On balance, the fitness industry is driving this type of monitoring to ensure safety and guidance for fitness trainers, but there is obviously room for this type of monitoring for ill people, both acute and chronic.
It will also find a place in remote monitoring systems that could underpin a “Pharmacy-in-the-Home” program.
Consensus is building for sweat measurement as being a rich source for a range of biometric measurements, in terms of the number and accuracy of measurements obtained from that source.
A recent research collaboration has produced a paper entitled “Fully integrated wearable sensor arrays for multiplexed in situ perspiration analysis,” written by 14 authors from the University of California – Berkeley, as well as the Lawrence Berkeley National Laboratory and the Stanford School of Medicine.
It describes the use of flexible plastic strips they have designed and built that continuously test and record data about the composition of sweat.
Unlike previous similar sensors, the researchers have created a system that can measure more than one variable in sweat continuously.
The final product is comprised of plastic-based sensors that remain in contact with the skin, attached to a flexible circuit board integrated with silicon for on-board complex signal processing.
In the published study three major variable categories in the human sweat were able to be measured.
They were the sweat metabolites (such as glucose and lactate) and electrolytes (sodium and potassium ions) as well as skin temperature.
The last variable is important as it is used to calibrate the reading of the first two analytes.
Both glucose and lactate can indicate illnesses such as diabetes and pressure ischemia.
Lactate monitoring can also measure a person’s physical performance since it is expected to spike when the lungs cannot keep up with the body’s oxygen consumption.
Sweat electrolyte concentrations can also be used to find out about a person’s hydration levels.
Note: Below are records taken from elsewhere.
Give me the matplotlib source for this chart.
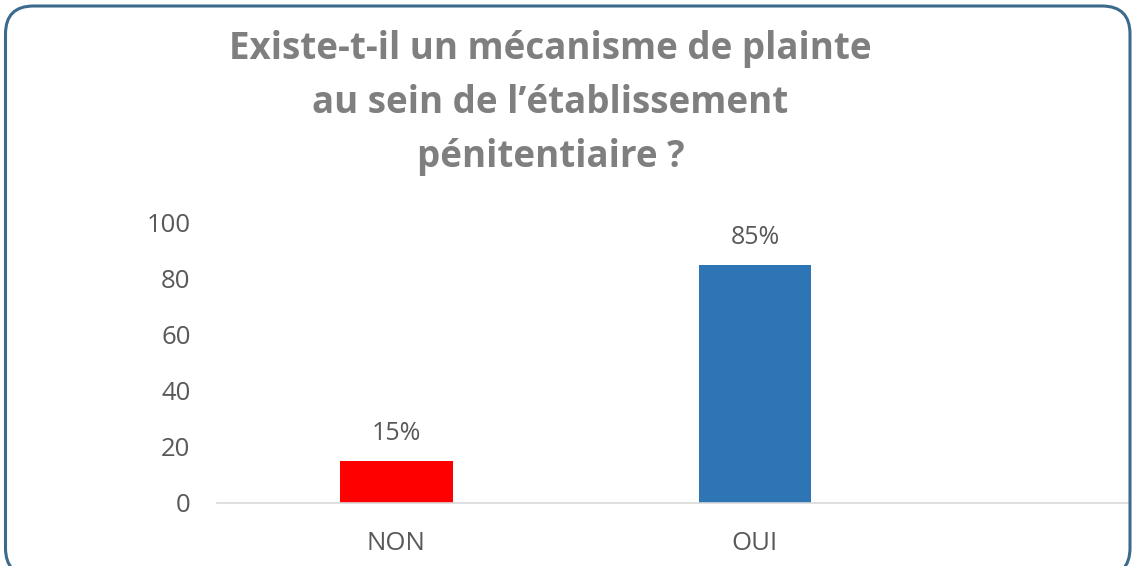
import matplotlib
matplotlib.use("Agg")
import matplotlib.pyplot as plt
from matplotlib.patches import FancyBboxPatch

categories = ["NON", "OUI"]
values = [15, 85]
value_labels = ["15%", "85%"]
bar_colors = ["#ff0000", "#2e75b6"]
yticks = [0, 20, 40, 60, 80, 100]

plt.rcParams['font.family'] = ['Open Sans', 'DejaVu Sans']

fig = plt.figure(figsize=(11.35, 5.66), dpi=100)
ax = fig.add_axes([217 / 1135, 63 / 566, (1128 - 217) / 1135, (503 - 223) / 566])

x = list(range(len(categories)))
ax.bar(x, values, width=0.315, color=bar_colors)
for xi, v, lab in zip(x, values, value_labels):
    ax.annotate(lab, (xi, v), xytext=(0, 11), textcoords="offset points",
                ha="center", va="bottom", fontsize=18, color="#595959")

ax.set_xlim(-0.5, 2.04)
ax.set_ylim(0, 100)
ax.set_yticks(yticks)
ax.set_xticks(x)
ax.set_xticklabels(categories)
ax.tick_params(axis="both", length=0, labelsize=18.5, colors="#595959")
ax.tick_params(axis="y", pad=19)
ax.tick_params(axis="x", pad=20)
for s in ["top", "right", "left"]:
    ax.spines[s].set_visible(False)
ax.spines["bottom"].set_color("#d9d9d9")
ax.spines["bottom"].set_linewidth(1.2)

fig.text(0.485, 0.818, "Existe-t-il un mécanisme de plainte\nau sein de l\u2019établissement\npénitentiaire ?",
         ha="center", va="center", fontsize=26.5, fontweight="bold", color="#7f7f7f",
         linespacing=1.55)

border = FancyBboxPatch((0.055, -0.1), 11.245, 5.70,
                        boxstyle="round,pad=0,rounding_size=0.28",
                        transform=fig.dpi_scale_trans, fill=False,
                        edgecolor="#3b6a8c", linewidth=2.2)
fig.patches.append(border)

fig.savefig("out.png", dpi=100)
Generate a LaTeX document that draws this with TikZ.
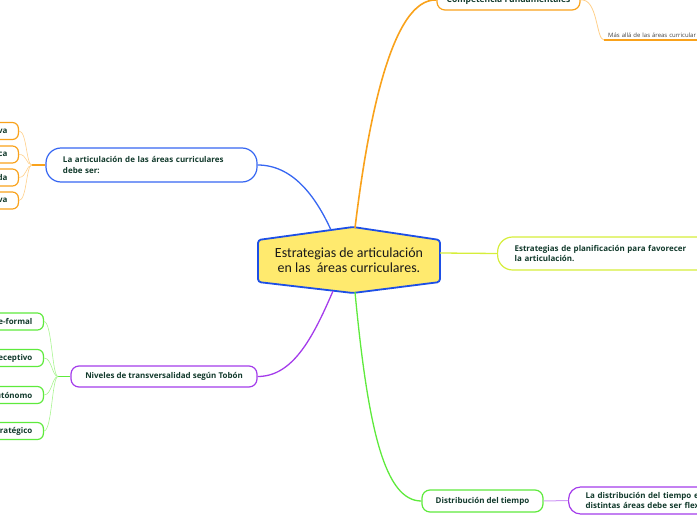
\documentclass[tikz,border=0pt]{standalone}
\usepackage{fontspec}
\setmainfont{Open Sans}
\newfontfamily\rootfont{Carlito}
\usepackage{xcolor}
\usepackage{tikz}
\usetikzlibrary{calc}

\definecolor{ink}{HTML}{123A2C}
\definecolor{rootfill}{HTML}{FFEA6E}
\definecolor{rootblue}{HTML}{1D4FE6}
\definecolor{orangeln}{HTML}{F9A21B}
\definecolor{orangelt}{HTML}{FFD08A}
\definecolor{blueln}{HTML}{3666F2}
\definecolor{purpleln}{HTML}{A43CEB}
\definecolor{purplelt}{HTML}{D09BF5}
\definecolor{greenln}{HTML}{5EEA3C}
\definecolor{greenlt}{HTML}{A8F590}
\definecolor{limeln}{HTML}{D6EE3A}

\tikzset{
	rootnode/.style={font=\rootfont\fontsize{14}{15}\selectfont,text=black!90,align=center,inner sep=0pt},
	topic/.style={draw,fill=white,line width=1.2bp,rounded corners=8bp,text=ink,
		font=\bfseries\fontsize{8}{11}\selectfont,inner sep=0pt},
	wide/.style={topic,rounded corners=15bp,align=left,inner xsep=17bp},
	leaf/.style={topic,rounded corners=6bp,minimum height=17bp,text width=50bp,align=right,inner xsep=11bp,anchor=east},
	twig/.style={line width=0.6bp}
}

\begin{document}
\begin{tikzpicture}[x=1bp,y=-1bp]
		\useasboundingbox (0,0) rectangle (697,520);
		\clip (0,0) rectangle (697,520);
		% central topic
		\coordinate (c) at (349,260);
		\draw[rootblue,line width=1.8bp,fill=rootfill,rounded corners=3bp]
			($(c)+(-91,-20)$) -- ($(c)+(4,-33)$) -- ($(c)+(91,-20)$) -- ($(c)+(91,22)$)
			-- ($(c)+(4,33)$) -- ($(c)+(-91,22)$) -- cycle;
		\node[rootnode] (root) at (c) {Estrategias de articulación\\ en las\ \ áreas curriculares.};
		\coordinate (rtop) at ($(c)+(6,-32)$);
		\coordinate (rnw) at ($(c)+(-18,-30)$);
		\coordinate (rsw) at ($(c)+(-16,31)$);
		\coordinate (rbot) at ($(c)+(6,32)$);
		\coordinate (reast) at ($(c)+(91,-7)$);

		% main topics
		\node[topic,draw=orangeln,minimum width=143bp,minimum height=20bp,font=\bfseries\fontsize{8.5}{11}\selectfont] (comp) at (508.5,0) {Competencia Fundamentales};
		\node[wide,draw=blueln,text width=177bp,minimum height=34bp] (art) at (151.5,165) {La articulación de las áreas curriculares\\debe ser:};
		\node[topic,draw=purpleln,minimum width=186bp,minimum height=21bp] (niv) at (164,376.5) {Niveles de transversalidad según Tobón};
		\node[wide,draw=limeln,text width=200bp,minimum height=33bp,anchor=west] (plan) at (497,253.5) {Estrategias de planificación para favorecer\\la articulación.};
		\node[topic,draw=greenln,minimum width=121bp,minimum height=22bp] (dist) at (482.5,501) {Distribución del tiempo};

		\draw[orangeln,line width=1.6bp] (rtop) .. controls (368,120) and (392,-2) .. (comp.west);
		\draw[blueln,line width=1.3bp] (rnw) .. controls (315,195) and (292,165) .. (art.east);
		\draw[purpleln,line width=1.3bp] (rsw) .. controls (312,340) and (292,376.5) .. (niv.east);
		\draw[limeln,line width=1.3bp] (reast) -- (plan.west);
		\draw[greenln,line width=1.3bp] (rbot) .. controls (368,430) and (385,501) .. (dist.west);

		% subtopics
		\node[font=\fontsize{6}{7}\selectfont,text=black!75,anchor=south west,inner xsep=4bp,inner ysep=2bp,text width=110bp] (mas) at (604,40) {Más allá de las áreas curricular};
		\draw[orangeln,line width=1.3bp] (mas.south west) -- (mas.south east);
		\draw[orangelt,line width=0.8bp] (comp.east) .. controls (598,-2) and (596,40) .. (mas.south west);

		\node[leaf,draw=orangeln] (art1) at (19,131) {va};
		\node[leaf,draw=orangeln] (art2) at (19,154.5) {ca};
		\node[leaf,draw=orangeln] (art3) at (19,177.5) {da};
		\node[leaf,draw=orangeln] (art4) at (19,200.5) {va};
		\coordinate (artfork) at (32,165);
		\draw[orangeln,line width=1.3bp] (art.west) -- (artfork);
		\foreach \i in {1,...,4}
			\draw[orangelt,twig] (artfork) .. controls (26,165) and (27,\i*23+108) .. (art\i.east);

		\node[leaf,draw=greenln] (niv1) at (44,321.5) {e-formal};
		\node[leaf,draw=greenln] (niv2) at (44,358) {eceptivo};
		\node[leaf,draw=greenln] (niv3) at (44,395) {utónomo};
		\node[leaf,draw=greenln] (niv4) at (44,431) {ratégico};
		\coordinate (nivfork) at (58,376.5);
		\draw[greenln,line width=1.3bp] (niv.west) -- (nivfork);
		\draw[greenlt,twig] (nivfork) .. controls (52,376.5) and (52,321.5) .. (niv1.east);
		\draw[greenlt,twig] (nivfork) .. controls (52,376.5) and (52,358) .. (niv2.east);
		\draw[greenlt,twig] (nivfork) .. controls (52,376.5) and (52,395) .. (niv3.east);
		\draw[greenlt,twig] (nivfork) .. controls (52,376.5) and (52,431) .. (niv4.east);

		\node[wide,draw=purpleln,text width=160bp,minimum height=27bp,rounded corners=12bp,anchor=west] (flex) at (568,500.5) {La distribución del tiempo en\\distintas áreas debe ser flex};
		\draw[purplelt,line width=1bp] (dist.east) -- (flex.west);
	\end{tikzpicture}
\end{document}
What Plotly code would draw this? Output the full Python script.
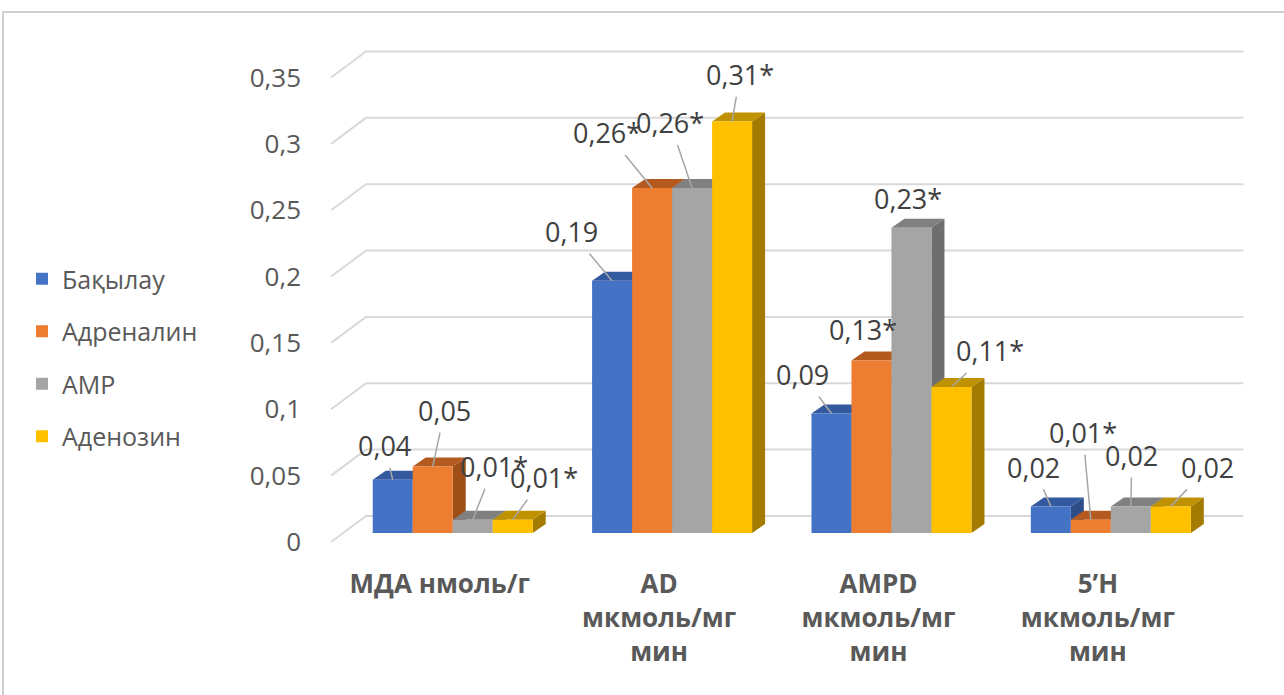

All of these sensors fit into a single component that can easily slide into a sweat band or other suitable wearable format – smart-watches, shirts or even temporary tattoos are formats under investigation.
Laboratory testing revealed that the test results from the strip are comparable to conventional methods, with the added benefit of continuous testing even when the subject is in motion.
This technology is similar to parallel investigations that use sensors to monitor exhaled breath for a range of biometrics that can help monitor fat loss during exercise.
Now that a stable platform has been developed to measure sweat and exhaled breath it will be possible to refine the device to detect other metrics and improve efficiency.
This is disruptive technology for pathology laboratories and will alter the business model that GP’s currently work with.
It does represent an opportunity for community pharmacy if it develops a program to incorporate these systems with existing or newly created services.
The drive for these devices is one that seeks to “capture” consumers that are interested in their personal health and are able to bypass formal medical appointments to secure the information they reqire to take responsibility for their own health.
Pharmacy programs such as “Self Care” can harness this trend and offer knowledge and information services that can support this type of patient.
The market is enormous and pharmacy cannot afford to not be part of it, right down to stocking these biometric devices and ensuring that trained staff are available to instruct in their use.
And if you learn from the Apple store genius bar, you will also provide an “on the spot” repair service for the equipment that breaks down to complete the cycle of service.